- Provided records
------------------------------------------------------------

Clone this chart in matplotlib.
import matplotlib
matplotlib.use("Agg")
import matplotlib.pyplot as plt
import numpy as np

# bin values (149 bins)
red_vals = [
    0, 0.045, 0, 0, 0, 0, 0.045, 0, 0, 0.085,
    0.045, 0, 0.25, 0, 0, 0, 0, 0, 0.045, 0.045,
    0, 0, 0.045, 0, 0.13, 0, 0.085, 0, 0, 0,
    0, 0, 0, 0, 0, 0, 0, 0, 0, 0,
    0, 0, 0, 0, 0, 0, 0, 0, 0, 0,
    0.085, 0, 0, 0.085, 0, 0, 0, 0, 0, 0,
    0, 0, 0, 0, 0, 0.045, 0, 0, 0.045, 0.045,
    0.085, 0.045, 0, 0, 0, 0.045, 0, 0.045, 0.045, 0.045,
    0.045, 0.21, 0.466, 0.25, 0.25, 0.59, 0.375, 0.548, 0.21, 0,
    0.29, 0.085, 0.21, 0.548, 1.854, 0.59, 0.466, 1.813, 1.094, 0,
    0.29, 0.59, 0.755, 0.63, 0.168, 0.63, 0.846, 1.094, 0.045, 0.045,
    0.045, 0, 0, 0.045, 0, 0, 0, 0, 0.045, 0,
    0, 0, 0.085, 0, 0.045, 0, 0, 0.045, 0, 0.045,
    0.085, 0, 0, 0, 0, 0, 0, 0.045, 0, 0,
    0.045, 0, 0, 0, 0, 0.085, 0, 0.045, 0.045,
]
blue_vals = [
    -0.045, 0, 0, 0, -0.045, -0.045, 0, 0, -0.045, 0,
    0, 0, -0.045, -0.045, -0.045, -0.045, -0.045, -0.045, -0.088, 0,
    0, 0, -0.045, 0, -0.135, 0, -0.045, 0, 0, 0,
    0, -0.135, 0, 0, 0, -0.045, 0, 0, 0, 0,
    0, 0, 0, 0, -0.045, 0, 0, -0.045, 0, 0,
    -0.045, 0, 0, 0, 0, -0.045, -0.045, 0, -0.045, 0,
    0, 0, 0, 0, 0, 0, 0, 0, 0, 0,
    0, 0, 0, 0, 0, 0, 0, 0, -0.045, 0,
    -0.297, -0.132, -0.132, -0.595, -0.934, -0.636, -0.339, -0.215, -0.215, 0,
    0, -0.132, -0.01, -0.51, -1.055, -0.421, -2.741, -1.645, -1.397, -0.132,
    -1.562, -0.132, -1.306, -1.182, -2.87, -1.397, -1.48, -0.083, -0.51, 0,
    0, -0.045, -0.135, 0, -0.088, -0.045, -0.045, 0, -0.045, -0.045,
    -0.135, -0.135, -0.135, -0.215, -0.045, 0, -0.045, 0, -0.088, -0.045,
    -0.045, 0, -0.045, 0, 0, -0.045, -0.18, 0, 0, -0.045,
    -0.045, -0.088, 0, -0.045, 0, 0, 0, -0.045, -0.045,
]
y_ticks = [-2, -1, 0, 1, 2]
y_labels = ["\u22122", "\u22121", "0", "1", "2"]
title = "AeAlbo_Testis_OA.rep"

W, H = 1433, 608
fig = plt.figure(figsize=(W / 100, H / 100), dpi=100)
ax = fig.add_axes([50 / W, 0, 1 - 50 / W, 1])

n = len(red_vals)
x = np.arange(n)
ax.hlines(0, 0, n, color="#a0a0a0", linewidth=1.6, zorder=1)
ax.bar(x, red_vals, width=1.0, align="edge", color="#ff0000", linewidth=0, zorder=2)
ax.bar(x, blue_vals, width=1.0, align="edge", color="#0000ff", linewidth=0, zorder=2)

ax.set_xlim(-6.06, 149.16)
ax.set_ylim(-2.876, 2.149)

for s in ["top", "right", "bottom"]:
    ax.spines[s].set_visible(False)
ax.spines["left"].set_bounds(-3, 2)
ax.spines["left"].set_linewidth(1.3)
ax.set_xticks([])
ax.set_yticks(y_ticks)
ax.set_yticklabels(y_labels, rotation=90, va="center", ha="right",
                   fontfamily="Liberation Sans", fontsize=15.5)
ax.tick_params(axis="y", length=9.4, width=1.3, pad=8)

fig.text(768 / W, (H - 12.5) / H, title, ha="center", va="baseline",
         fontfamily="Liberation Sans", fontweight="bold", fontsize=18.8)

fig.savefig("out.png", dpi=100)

------------------------------------------------------------

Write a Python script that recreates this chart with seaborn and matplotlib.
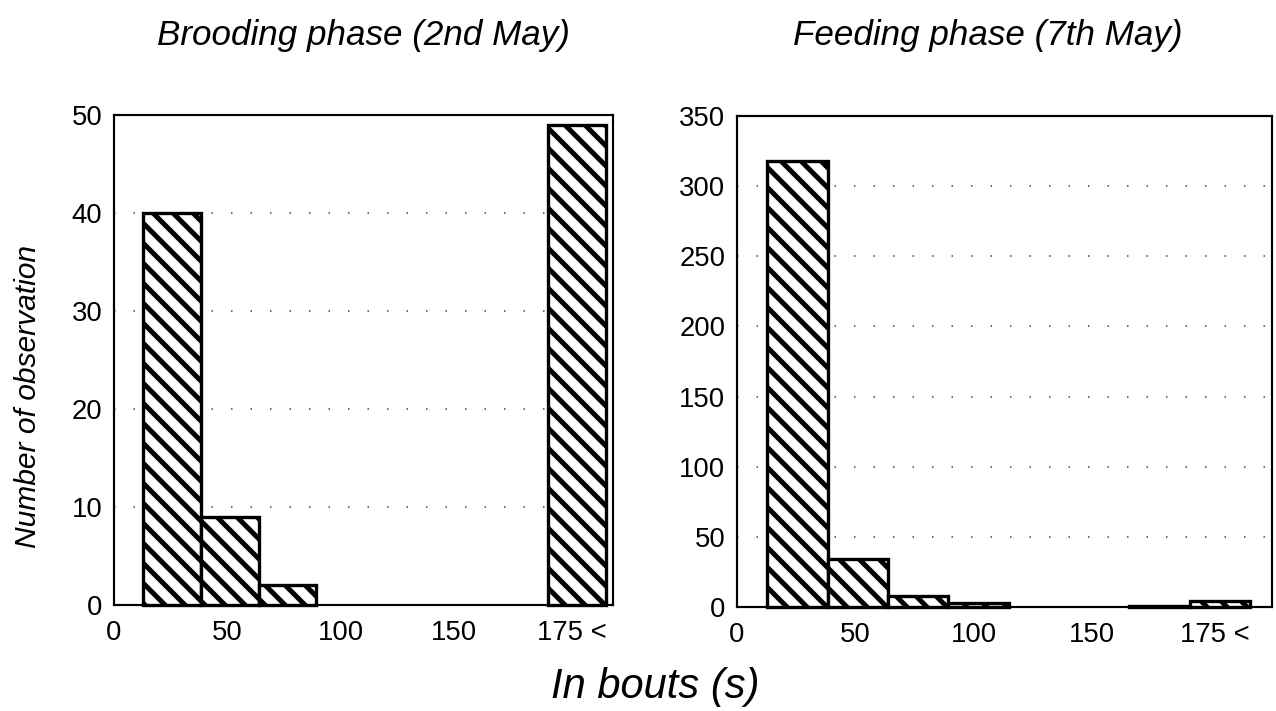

------------------------------------------------------------

- Exercise prompt
Your task is to extract exactly the lines starting at the line with "Clone this chart in matplotlib." and ending at the line with "import numpy as np", including both ends, and no other lines.

- Correct response
Clone this chart in matplotlib.
import matplotlib
matplotlib.use("Agg")
import matplotlib.pyplot as plt
import numpy as np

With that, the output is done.